STATED EXERCISE ▸ Which lines in the material below contain the word "this"? Copy each of them.

(Entries with chart source code)
==============================

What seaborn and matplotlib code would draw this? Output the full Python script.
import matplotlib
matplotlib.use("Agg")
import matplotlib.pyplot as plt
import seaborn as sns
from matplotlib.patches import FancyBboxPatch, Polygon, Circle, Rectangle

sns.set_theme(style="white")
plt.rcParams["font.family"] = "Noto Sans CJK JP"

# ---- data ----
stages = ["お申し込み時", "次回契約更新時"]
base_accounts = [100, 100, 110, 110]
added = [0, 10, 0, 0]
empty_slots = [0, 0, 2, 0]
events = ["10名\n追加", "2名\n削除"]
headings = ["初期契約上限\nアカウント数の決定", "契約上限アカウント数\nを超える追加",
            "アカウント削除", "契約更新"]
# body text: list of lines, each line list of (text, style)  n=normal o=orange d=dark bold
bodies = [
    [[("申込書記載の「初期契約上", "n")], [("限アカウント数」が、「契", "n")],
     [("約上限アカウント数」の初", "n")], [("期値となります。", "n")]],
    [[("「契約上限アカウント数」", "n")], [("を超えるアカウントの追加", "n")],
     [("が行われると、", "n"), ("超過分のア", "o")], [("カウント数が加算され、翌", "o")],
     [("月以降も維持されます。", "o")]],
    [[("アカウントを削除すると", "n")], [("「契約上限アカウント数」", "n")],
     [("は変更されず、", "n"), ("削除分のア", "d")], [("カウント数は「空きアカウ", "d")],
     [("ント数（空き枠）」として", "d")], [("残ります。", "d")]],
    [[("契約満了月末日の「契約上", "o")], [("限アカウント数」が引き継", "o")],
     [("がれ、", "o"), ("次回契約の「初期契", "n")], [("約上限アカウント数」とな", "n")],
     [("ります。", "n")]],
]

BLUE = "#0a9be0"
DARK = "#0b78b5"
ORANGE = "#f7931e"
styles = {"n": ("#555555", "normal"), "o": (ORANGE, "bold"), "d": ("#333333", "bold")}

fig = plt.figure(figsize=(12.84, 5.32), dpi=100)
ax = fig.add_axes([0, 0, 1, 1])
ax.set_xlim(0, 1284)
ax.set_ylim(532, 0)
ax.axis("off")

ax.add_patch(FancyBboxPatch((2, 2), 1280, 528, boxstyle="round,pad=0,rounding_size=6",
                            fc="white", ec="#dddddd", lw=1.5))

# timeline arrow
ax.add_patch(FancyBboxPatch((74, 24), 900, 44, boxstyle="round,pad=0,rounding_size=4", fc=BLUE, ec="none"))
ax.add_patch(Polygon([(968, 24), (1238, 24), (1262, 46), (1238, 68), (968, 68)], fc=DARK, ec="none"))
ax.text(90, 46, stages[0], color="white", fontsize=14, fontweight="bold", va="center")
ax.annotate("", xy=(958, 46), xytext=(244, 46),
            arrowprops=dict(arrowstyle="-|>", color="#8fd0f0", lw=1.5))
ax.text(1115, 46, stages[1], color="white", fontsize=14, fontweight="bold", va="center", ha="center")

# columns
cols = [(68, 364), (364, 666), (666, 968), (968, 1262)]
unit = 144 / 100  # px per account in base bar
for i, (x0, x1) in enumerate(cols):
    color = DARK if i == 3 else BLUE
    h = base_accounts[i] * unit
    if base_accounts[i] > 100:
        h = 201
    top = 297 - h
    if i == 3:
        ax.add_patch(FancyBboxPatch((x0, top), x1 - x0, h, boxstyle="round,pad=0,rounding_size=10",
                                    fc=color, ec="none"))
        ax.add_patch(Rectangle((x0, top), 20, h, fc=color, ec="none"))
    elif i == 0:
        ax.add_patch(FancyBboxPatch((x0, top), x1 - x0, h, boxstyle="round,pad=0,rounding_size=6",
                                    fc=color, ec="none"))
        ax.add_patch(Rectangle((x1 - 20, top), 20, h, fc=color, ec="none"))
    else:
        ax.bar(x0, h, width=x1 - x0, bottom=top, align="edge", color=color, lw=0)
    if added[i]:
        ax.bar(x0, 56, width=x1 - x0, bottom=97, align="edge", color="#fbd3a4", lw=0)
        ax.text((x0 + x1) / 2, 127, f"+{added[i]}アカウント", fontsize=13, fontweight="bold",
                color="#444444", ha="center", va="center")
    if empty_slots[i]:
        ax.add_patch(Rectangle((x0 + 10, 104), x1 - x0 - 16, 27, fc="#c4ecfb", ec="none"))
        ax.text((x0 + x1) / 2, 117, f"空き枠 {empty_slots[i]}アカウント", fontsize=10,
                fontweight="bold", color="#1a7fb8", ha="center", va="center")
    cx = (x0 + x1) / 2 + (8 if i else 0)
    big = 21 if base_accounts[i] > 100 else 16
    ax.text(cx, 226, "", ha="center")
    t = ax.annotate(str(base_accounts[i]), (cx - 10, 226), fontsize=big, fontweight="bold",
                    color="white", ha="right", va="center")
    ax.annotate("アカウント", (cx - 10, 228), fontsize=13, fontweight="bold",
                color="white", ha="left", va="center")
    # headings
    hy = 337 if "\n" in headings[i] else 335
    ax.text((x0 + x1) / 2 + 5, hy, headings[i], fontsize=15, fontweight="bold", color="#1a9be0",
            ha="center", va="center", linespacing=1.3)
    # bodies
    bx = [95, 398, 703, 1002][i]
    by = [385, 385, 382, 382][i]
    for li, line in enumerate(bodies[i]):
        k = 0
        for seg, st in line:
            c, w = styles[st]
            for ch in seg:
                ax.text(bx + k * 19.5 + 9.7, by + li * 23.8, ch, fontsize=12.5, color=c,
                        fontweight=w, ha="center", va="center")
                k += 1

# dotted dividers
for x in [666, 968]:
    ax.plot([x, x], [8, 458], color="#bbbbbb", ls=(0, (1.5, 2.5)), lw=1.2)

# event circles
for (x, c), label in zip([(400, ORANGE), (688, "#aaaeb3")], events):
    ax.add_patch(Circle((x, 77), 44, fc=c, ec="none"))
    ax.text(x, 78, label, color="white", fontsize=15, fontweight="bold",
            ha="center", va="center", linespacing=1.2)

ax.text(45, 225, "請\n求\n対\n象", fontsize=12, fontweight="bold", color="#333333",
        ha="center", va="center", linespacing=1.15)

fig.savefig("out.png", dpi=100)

==============================

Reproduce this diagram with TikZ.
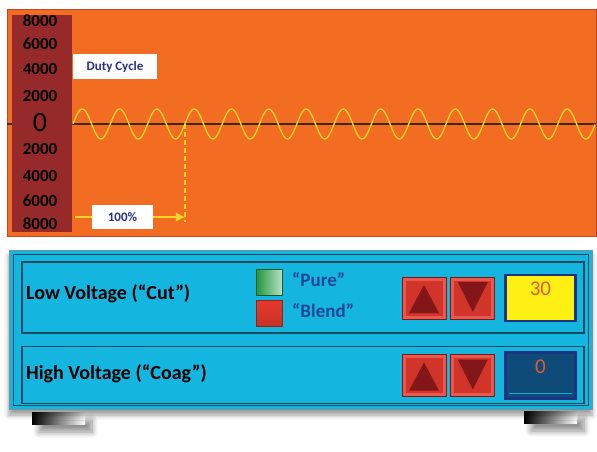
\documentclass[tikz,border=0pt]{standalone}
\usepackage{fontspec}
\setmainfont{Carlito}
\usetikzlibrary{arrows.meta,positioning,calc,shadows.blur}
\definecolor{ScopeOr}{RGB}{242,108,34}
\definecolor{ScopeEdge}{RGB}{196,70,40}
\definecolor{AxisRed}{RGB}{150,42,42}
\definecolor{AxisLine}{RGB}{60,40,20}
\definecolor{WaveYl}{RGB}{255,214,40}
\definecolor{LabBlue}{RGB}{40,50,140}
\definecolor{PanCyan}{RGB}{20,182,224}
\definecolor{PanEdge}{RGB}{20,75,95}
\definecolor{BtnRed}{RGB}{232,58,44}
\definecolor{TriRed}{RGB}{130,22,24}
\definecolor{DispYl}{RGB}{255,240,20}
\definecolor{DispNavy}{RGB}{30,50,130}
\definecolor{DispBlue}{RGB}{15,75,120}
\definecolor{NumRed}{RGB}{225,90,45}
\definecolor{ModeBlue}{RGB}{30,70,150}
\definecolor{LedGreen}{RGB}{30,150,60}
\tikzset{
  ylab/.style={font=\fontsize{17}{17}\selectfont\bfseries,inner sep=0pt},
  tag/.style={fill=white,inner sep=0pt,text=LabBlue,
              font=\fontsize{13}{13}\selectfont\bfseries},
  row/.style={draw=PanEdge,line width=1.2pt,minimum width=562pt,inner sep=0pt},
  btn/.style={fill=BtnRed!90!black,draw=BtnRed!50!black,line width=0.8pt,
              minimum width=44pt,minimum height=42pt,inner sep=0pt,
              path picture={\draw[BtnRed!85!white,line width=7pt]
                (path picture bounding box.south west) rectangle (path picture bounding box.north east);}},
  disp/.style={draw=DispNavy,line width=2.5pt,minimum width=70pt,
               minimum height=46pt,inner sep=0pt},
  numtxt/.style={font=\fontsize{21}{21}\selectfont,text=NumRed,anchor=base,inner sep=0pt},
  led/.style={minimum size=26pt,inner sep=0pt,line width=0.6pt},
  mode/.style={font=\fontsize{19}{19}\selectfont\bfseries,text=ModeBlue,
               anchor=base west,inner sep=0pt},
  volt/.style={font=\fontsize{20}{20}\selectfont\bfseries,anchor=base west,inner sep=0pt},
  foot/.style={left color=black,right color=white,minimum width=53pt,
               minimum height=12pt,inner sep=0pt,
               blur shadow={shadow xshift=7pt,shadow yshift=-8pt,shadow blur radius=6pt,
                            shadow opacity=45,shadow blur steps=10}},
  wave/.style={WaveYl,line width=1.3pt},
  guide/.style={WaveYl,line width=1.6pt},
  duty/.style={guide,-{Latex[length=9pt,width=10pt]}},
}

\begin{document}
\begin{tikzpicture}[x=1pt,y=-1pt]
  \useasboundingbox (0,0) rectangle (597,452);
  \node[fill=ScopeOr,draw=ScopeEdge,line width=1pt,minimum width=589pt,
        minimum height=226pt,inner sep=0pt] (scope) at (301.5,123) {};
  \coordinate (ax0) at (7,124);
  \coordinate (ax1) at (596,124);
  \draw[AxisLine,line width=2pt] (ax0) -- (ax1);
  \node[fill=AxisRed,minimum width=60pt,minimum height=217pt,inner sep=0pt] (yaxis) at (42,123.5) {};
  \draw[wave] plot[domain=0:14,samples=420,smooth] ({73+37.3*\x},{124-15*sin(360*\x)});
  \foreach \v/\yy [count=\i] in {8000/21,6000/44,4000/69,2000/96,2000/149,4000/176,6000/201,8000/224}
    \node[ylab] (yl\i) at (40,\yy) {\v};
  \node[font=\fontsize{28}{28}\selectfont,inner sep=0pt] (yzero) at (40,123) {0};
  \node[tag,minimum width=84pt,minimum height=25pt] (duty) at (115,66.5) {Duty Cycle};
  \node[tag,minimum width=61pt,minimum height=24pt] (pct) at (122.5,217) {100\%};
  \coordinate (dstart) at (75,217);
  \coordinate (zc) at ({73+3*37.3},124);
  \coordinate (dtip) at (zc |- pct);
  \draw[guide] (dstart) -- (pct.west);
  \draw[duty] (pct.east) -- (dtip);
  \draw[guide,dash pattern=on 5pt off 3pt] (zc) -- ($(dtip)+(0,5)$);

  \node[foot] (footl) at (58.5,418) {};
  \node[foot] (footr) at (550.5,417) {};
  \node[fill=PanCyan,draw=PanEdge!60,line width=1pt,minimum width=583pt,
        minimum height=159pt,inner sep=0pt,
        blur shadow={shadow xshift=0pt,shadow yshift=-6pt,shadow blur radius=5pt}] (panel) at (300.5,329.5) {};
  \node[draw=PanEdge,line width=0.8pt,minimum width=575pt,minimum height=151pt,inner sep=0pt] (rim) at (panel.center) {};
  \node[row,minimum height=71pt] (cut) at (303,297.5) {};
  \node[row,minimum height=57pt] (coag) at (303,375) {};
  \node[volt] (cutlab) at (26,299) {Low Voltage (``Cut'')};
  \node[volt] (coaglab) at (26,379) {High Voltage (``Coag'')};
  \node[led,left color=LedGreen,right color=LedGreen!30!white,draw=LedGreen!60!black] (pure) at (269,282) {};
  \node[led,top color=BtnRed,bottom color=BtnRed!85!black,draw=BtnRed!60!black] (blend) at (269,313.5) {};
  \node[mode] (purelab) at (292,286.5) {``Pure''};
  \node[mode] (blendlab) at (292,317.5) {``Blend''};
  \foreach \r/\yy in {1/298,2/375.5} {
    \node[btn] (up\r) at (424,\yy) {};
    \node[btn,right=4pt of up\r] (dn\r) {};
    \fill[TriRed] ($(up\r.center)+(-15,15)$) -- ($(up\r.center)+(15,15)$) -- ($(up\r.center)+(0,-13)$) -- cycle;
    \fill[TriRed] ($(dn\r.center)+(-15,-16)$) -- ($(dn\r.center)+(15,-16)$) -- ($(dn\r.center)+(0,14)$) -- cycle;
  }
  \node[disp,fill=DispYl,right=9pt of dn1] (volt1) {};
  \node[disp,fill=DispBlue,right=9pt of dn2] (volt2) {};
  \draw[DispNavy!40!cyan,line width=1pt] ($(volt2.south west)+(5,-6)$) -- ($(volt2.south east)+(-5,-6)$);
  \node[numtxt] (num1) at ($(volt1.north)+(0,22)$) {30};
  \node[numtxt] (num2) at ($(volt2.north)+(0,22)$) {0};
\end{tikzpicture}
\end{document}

==============================

FULL RESPONSE ▸
What seaborn and matplotlib code would draw this? Output the full Python script.
Reproduce this diagram with TikZ.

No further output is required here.